Salute to Rotary
In the calm blue waters of Lamon Bay in the Philippines lies a source of pride for local fishermen and a submerged salute to Rotary: a giant artificial reef in the shape of a Rotary wheel which has restored marine life and is protecting the livelihood of several fishing villages in the Philippines. Fishing is the lifeblood of the area’s coastal villages and for years village fishermen fought to protect the waters that fed their families which were devastated by large-scale commercial fishing vessels that used dynamite, cyanide, and fine mesh nets from the late 1990s through the early 2000s.

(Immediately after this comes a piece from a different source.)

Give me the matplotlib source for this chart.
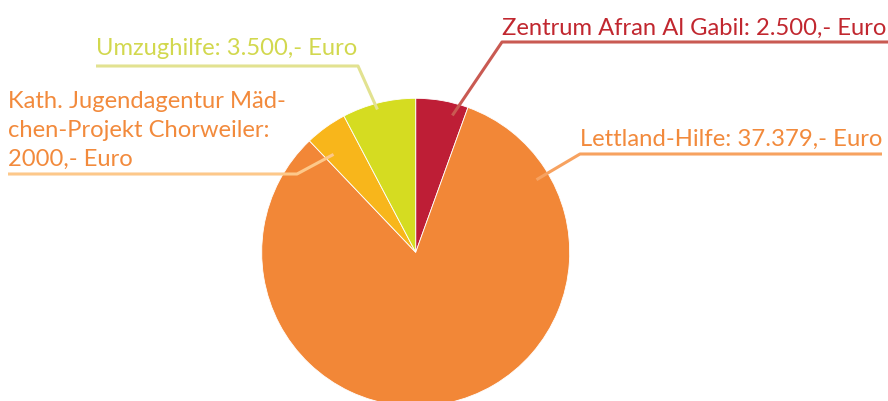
import numpy as np
import matplotlib
matplotlib.use("Agg")
import matplotlib.pyplot as plt
from matplotlib import font_manager

# Spenden (Euro), clockwise from 12 o'clock
names = ["Zentrum Afran Al Gabil", "Lettland-Hilfe",
         "Kath. Jugendagentur Mädchen-Projekt Chorweiler", "Umzughilfe"]
amounts = [2500, 37379, 2000, 3500]
label_lines = [["Zentrum Afran Al Gabil: 2.500,- Euro"],
               ["Lettland-Hilfe: 37.379,- Euro"],
               ["Kath. Jugendagentur Mäd-", "chen-Projekt Chorweiler:", "2000,- Euro"],
               ["Umzughilfe: 3.500,- Euro"]]
wedge_colors = ["#BE1E36", "#F28737", "#F8B61B", "#D5DC21"]
text_colors = ["#C1272F", "#F28A3C", "#F28A3C", "#D2D84E"]
line_colors = ["#C95A52", "#F7A260", "#FDC88A", "#E2E290"]

available = {f.name for f in font_manager.fontManager.ttflist}
family = "DejaVu Sans"
for cand in ["Liberation Sans Narrow", "Lato", "Roboto", "Liberation Sans"]:
    if cand in available:
        family = cand
        break
plt.rcParams["font.family"] = [family, "DejaVu Sans"]

W, H = 888, 401
fig = plt.figure(figsize=(W / 100, H / 100), dpi=100)
ax = fig.add_axes([0, 0, 1, 1])

cx, cy, R = 415.7, H - 252.3, 154
wedges, _ = ax.pie(amounts, colors=wedge_colors, startangle=90, counterclock=False,
                   center=(cx, cy), radius=R, frame=True,
                   wedgeprops=dict(linewidth=0.6, edgecolor="white"))
ax.set_xlim(0, W)
ax.set_ylim(0, H)
ax.set_aspect("equal")
ax.axis("off")

# leader layout: (angle deg, radius frac, elbow xy, line end x, text x, first baseline y, target width)
layout = [
    (75, 0.92, (502, H - 42), 888, 502, H - 35, 383),
    (31, 0.915, (580, H - 154), 882, 580, H - 146, 302),
    (130, 0.83, (297, H - 174), 8, 8, H - 108, 277),
    (105, 0.96, (358, H - 66), 96, 96, H - 55, 260),
]
line_step = 29
renderer = fig.canvas.get_renderer()
fs0 = 18
for i, (ang, rf, elbow, xend, tx, ty, tw) in enumerate(layout):
    a = np.deg2rad(ang)
    x0, y0 = cx + rf * R * np.cos(a), cy + rf * R * np.sin(a)
    ax.plot([x0, elbow[0], xend], [y0, elbow[1], elbow[1]],
            color=line_colors[i], lw=2.2, solid_capstyle="butt", zorder=5)
    texts = []
    for k, line in enumerate(label_lines[i]):
        t = ax.text(tx, ty - k * line_step, line, color=text_colors[i], fontsize=fs0,
                    ha="left", va="baseline", zorder=6)
        texts.append(t)
    # fit the first line to the width seen in the original
    w = texts[0].get_window_extent(renderer).width
    for t in texts:
        t.set_fontsize(fs0 * tw / w)

fig.savefig("out.png", dpi=100)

In 2005, the fishermen turned to the Rotary Club of Atimonan, Quezon Province, Philippines, for help and they decided to build an artificial reef. The Club partnered with the Rotary Club of Madera, California, USA, on a Rotary Foundation grant to help fund the project, which would cost more than $1 million. They built the reef in the shape of a Rotary wheel, which just happens to have plenty of surface area for coral to grow on and plenty of nooks for fish to shelter in. Made of steel-reinforced concrete, it is 600 meters from the coastline, measures about 4 meters tall and 21 meters wide (13 by 70 feet), and weighs several tons.
Today, the wheel is covered with coral and has withstood several typhoons. It attracts fish, including jacks, surgeonfish, mangrove red snappers, groupers, longfin bannerfish, flounders, pompanos, batfish, and barracudas, among other marine creatures. Before the reef, the fishermen were barely able to catch a kilo of fish apiece but today they catch fish weighing up to 2 kilos apiece a day.
Protecting the fish has been just one benefit of the effort to the local economy. The reef has also become a tourist attraction - fishermen build bamboo rafts and rent them to tourists who visit the reef to eat, rest, dive, and even feed the fishes.